Hans Rosenström (b. 1978), Lohja, Finland), studied in both the Malmö Art Academy (Sweden) and the Finnish Academy of Fine Arts, Helsinki, from where he received his MFA in 2007. Currently he lives and works in Stockholm. Rosenström’s practice centers around installations that play with the relation of psychological to the physical within the viewer in a specific moment and place. The works are often carefully produced in relation to the sites where they are experienced. When creating these situations he uses a wide variety of media and material; from the ephemeral yet tactile qualities of sound to architectural interventions. The presence of the viewer is integral in the work which often remains incomplete until it has been activated / enacted. Rosenström has participated in multiple group exhibitions including: A I S T I T / coming to our senses, Taidehalli, Helsinki, Finland (2021), Anatomy of Political Melancholy, Schwarz Foundation, Athens Conservatory, Greece (2019), Everything Was Forever, Until It Was No More, 1st Riga International Biennial of Contemporary Art, Riga (2018), The Garden – End of Times, Beginning of Time, Aros Triennial, Århus, Denmark (2017), The Vanishing Point of History, L’Été Photographique de Lectoure, France (2015), Theater of The Mind, Cranbrook Art Museum, Bloomfield Hills, USA (2014) and Nouvelles Vagues: The Black Moon, Palais de Tokyo, Paris, France (2014). His solo exhibitions include No Land is an Island, Kuntsi, Museum of Modern Art in Vaasa, Finland (2019), a u g u s t, Helsinki Contemporary, Finland (2017), Off Seasons, in collaboration with Stormglas at EMMA, Espoo Museum of Modern Art, Finland (2017) and Du utan jag, The Studio, Moderna Museet, Stockholm Sweden (2011). Rosenström’s works can be seen in multiple collections, including Solomon R. Guggenheim Foundation, New York, Kiasma, Museum of Contemporary Art, Helsinki, EMMA, Espoo Museum of Modern Art, Amos Rex and the Saastamoinen Foundation Collection. In 2020 Rosenström was awarded the Finnish State Prize for Media Art. In 2015 he was a nominee for the Ars Fennica Prize and in 2011 he received the The Finnish Art Association Ducat Prize.
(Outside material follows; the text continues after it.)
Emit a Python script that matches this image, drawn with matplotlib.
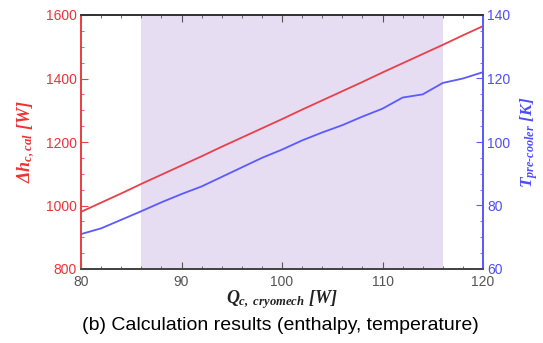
import matplotlib
matplotlib.use("Agg")
import matplotlib.pyplot as plt
from matplotlib.ticker import MultipleLocator

# Data
Q = [80, 82, 84, 86, 88, 90, 92, 94, 96, 98, 100, 102, 104, 106, 108, 110, 112, 114, 116, 118, 120]
dh = [980, 1009, 1038, 1068, 1097, 1126, 1155, 1185, 1214, 1243, 1272, 1302, 1331, 1360, 1389, 1419, 1448, 1477, 1506, 1536, 1565]
T = [71.0, 72.8, 75.5, 78.2, 81.0, 83.6, 86.0, 89.0, 92.0, 95.0, 97.6, 100.5, 103.0, 105.3, 108.0, 110.5, 114.0, 115.0, 118.6, 120.0, 122.0]
shade_span = (86, 116)
caption = "(b) Calculation results (enthalpy, temperature)"

plt.rcParams['mathtext.fontset'] = 'custom'
plt.rcParams['mathtext.rm'] = 'Liberation Serif:bold:italic'
plt.rcParams['mathtext.it'] = 'Liberation Serif:bold:italic'
plt.rcParams['mathtext.bf'] = 'Liberation Serif:bold:italic'
plt.rcParams['font.family'] = ['Liberation Sans', 'DejaVu Sans']

red = '#e8404a'
blue = '#5a5aff'
redt = '#ee3333'
bluet = '#4d4dff'

fig = plt.figure(figsize=(5.43, 3.43), dpi=100)
ax = fig.add_axes([81/543, 1-269/343, (483-81)/543, (269-15)/343])
ax2 = ax.twinx()

ax.axvspan(*shade_span, color='#e6ddf2', zorder=0, lw=0)
ax.plot(Q, dh, color=red, lw=1.3, zorder=3)
ax2.plot(Q, T, color=blue, lw=1.3, zorder=3)

ax.set_xlim(80, 120)
ax.set_ylim(800, 1600)
ax2.set_ylim(60, 140)

ax.xaxis.set_major_locator(MultipleLocator(10))
ax.xaxis.set_minor_locator(MultipleLocator(2))
ax.yaxis.set_major_locator(MultipleLocator(200))
ax.yaxis.set_minor_locator(MultipleLocator(50))
ax2.yaxis.set_major_locator(MultipleLocator(20))
ax2.yaxis.set_minor_locator(MultipleLocator(5))

for a in (ax, ax2):
    for s in a.spines.values():
        s.set_linewidth(1.3)
ax.spines['left'].set_color(red)
ax2.spines['left'].set_color(red)
ax.spines['right'].set_color(blue)
ax2.spines['right'].set_color(blue)
ax.spines['top'].set_color('#333333')
ax.spines['bottom'].set_color('#444444')
ax2.spines['top'].set_color('#333333')
ax2.spines['bottom'].set_color('#444444')

ax.tick_params(axis='x', which='both', direction='in', top=True, colors='#555555', labelcolor='#555555', labelsize=10, pad=4)
ax.tick_params(axis='x', which='major', length=5)
ax.tick_params(axis='x', which='minor', length=2.5)
ax.tick_params(axis='y', which='both', direction='in', colors=red, labelcolor=redt, labelsize=10, pad=3)
ax.tick_params(axis='y', which='major', length=5)
ax.tick_params(axis='y', which='minor', length=2.5)
ax2.tick_params(axis='y', which='both', direction='in', colors=blue, labelcolor=bluet, labelsize=10, pad=3)
ax2.tick_params(axis='y', which='major', length=5)
ax2.tick_params(axis='y', which='minor', length=2.5)

ax.set_xlabel(r'$Q_{c,\ cryomech}\ [W]$', fontsize=13, color='#222222', labelpad=0)
ax.set_ylabel(r'$\Delta h_{c,cal}\ [W]$', fontsize=13, color=redt, labelpad=6)
ax2.set_ylabel(r'$T_{pre\text{-}cooler}\ [K]$', fontsize=12.5, color=bluet, labelpad=6)

fig.text(280/543, 1-325/343, caption, ha='center', va='center', fontsize=14, color='black')

fig.savefig('out.png', dpi=100)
Angela Rosenberg (b. 1968, Frankfurt am Main) is a Senior Executive Art Consultant with a wide range of professional experience in the international art world. Trained as an art historian, her curatorial work includes the production of large scale exhibitions, publications and art events. Some of her projects focus on the subject of artistic interventions in museums and collections, and include the development of new presentation methods. Major projects were realised with Philippe Parreno at Gropius Bau Berlin, the Humboldt Lab Dahlem and the collections of the Museum für Asiatische Kunst and the Ethnologisches Museum of the Staatliche Museen zu Berlin. Since 2000, the Berlin art scene remains an important focus of her work, with comprehensive shows and texts, such as the artist-curated series at Temporäre Kunsthalle Berlin or at MOT, Tokyo. A wide range of her publications and essays on contemporary art can be found in international art magazines, artist's books and for various cultural institutions and private collections.
Pilvi Takala (b. 1981, Helsinki) is an artist living and working between Berlin and Helsinki. Her video works are based on performative interventions in which she researches specific communities in order to process social structures and question the normative rules and truths of our behaviour in different contexts. Her works show that it is often possible to learn about the implicit rules of a social situation only by its disruption. Her work has been shown at MoMA PS1, New Museum, Palais de Tokyo, Kiasma, Kunsthalle Basel, Temple Bar Gallery + Studios, Manifesta 11, Careof, CCA Glasgow, International Film Festival Rotterdam, HotDocs, Witte de With, and the 9th Istanbul Biennial. Takala won the Dutch Prix de Rome in 2011 and the Emdash Award and Finnish State Prize for Visual Arts in 2013.
Ahmed Öğüt (b. 1981, Diyarbakir, Turkey) is a visual artist who has achieved international acclaim, with works in numerous museums, biennales and festivals around the world. In 2009, Öğüt and Banu Cennetoğlu represented Turkey at the Venice Biennale. Finns in particular will recall his work Fahrenheit 451: Reprinted. This work, commissioned by Checkpoint Helsinki, involved a fire engine that toured Helsinki printing out forbidden books. Öğüt’s works are also held in important international collections, including Kiasma’s collections in Finland. In autumn 2014, Öğüt was the first visiting professor to participate in the Academy of Fine Arts’ visiting professor programme. During his professorship he focused on sculpture.